Scenario 2: Handling a positional file based on a dynamic schema - 6.1

Talend Components Reference Guide

EnrichVersion
6.1
EnrichProdName
Talend Big Data
Talend Big Data Platform
Talend Data Fabric
Talend Data Integration
Talend Data Management Platform
Talend Data Services Platform
Talend ESB
Talend MDM Platform
Talend Open Studio for Big Data
Talend Open Studio for Data Integration
Talend Open Studio for Data Quality
Talend Open Studio for ESB
Talend Open Studio for MDM
Talend Real-Time Big Data Platform
task
Data Governance
Data Quality and Preparation
Design and Development
EnrichPlatform
Talend Studio

This scenario describes a four-component Job that reads data from a positional file, writes the data to another positional file, and replaces the padding characters with space. The schema column details are not defined in the positional file components; instead, they leverages a reusable dynamic schema. The input file used in this scenario is as follows:

id----name--------city--------
1-----Andrews-----Paris-------
2-----Mark--------London------
3-----Marie-------Paris-------
4-----Michael-----Washington--

Dropping and linking components

  1. Drop the following components from the Palette onto the design workspace: tFixedFlowInput, tSetDynamicSchema, tFileInputPositional, and tFileOutputPositional.

  2. Connect the tFixedFlowInput component to the tSetDynamicSchema using a Row > Main connection to form a subjob. This subjob will define a reusable dynamic schema.

  3. Connect the tFileInputPositional component to the tFileOutputPositional component using a Row > Main connection to form another subjob. This subjob will read data from the input positional file and write the data to another positional file based on the dynamic schema set in the previous subjob.

  4. Connect the tFixedFlowInput component to the tFileInputPositional component using a Trigger > On Subjob Ok connection to link the two subjobs together.

Configuring the first subjob: creating a dynamic schema

  1. Double-click the tFixedFlowInput component to show its Basic settings view and define its properties.

  2. Click the [...] button next to Edit schema to open the [Schema] dialog box.

  3. Click the [+] button to add three columns: ColumnName, ColumnType, and ColumnLength, and set their types to String, String, and Integer respectively to define the minimum properties required for a positional file schema. Then, click OK to close the dialog box.

  4. Select the Use Inline Table option, click the [+] button three times to add three lines, give them a name in the ColumnName field, according to the actual columns of the input file to read: ID, Name, and City, set their types in the corresponding ColumnType field: id_Interger for column ID, and id_String for columns Name and City, and set the length values of the columns in the corresponding ColumnLength field. Note that the column names you give in this table will compose the header of the output file.

  5. Double-click the tSetDynamicSchema component to open its Basic settings view.

  6. Click Sync columns to ensure that the schema structure is properly retrieved from the preceding component.
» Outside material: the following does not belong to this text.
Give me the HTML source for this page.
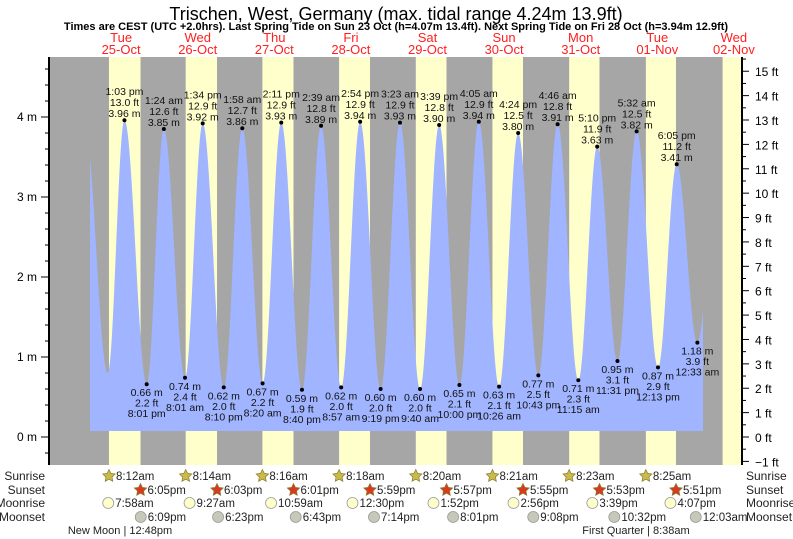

  7. Under the Parameters table, click the [+] button to add three lines in the table.

  8. Click in the Property field for each line, and select ColumnName, Type, and Length respectively.

  9. Click in the Value field for each line, and select ColumnName, ColumnType, and ColumnLength respectively.

    Now, with the values set in the inline table of the tFixedFlowInput component retrieved, the following data structure is defined in the dynamic schema:

    Column NameTypeLength
    IDInteger6
    NameString12
    CityString12

Configuring the second subjob: reading and writing positional data

  1. Double-click the tFileInputPositional component to open its Basic settings view.

    Warning

    The dynamic schema feature is only supported in Built-In mode and requires the input file to have a header row.

  2. Select the Use existing dynamic check box, and in from the Component List that appears, select the tSetDynamicSchema component you use to create the dynamic schema. In this use case, only one tSetDynamicSchema component is used, so it is automatically selected.

  3. In the File name/Stream field, enter the path to the input positional file, or browse to the file path by clicking the [...] button.

  4. Fill in the Header, Footer and Limit fields according to your input file structure and your need. In this scenario, we only need to skip the first row when reading the input file. To do this, fill the Header field with 1 and leave the other fields as they are.

  5. Click the [...] button next to Edit schema to open the [Schema] dialog box, define only one column, dyn in this example, and select Dynamic from the Type list. Then, click OK to close the [Schema] dialog box and propagate the changes.

  6. Select the Customize check box, enter '-' in the Padding char field, and keep the other settings as they are.

  7. Double-click the tFileOutputPositional component to open its Basic settings view.

  8. Select the Use existing dynamic check box, specify the output file path, and select the Include header check box.

  9. In the Padding char field, enter ' ' so that the padding characters will be replaced with space in the output file.

Saving and executing the Job

  1. Press Ctrl+S to save your Job to ensure that all the configured parameters take effect.

  2. Press F6 or click Run on the Run tab to execute the Job.

    The data is read from the input positional file and written into the output positional file, with the padding characters replaced by space.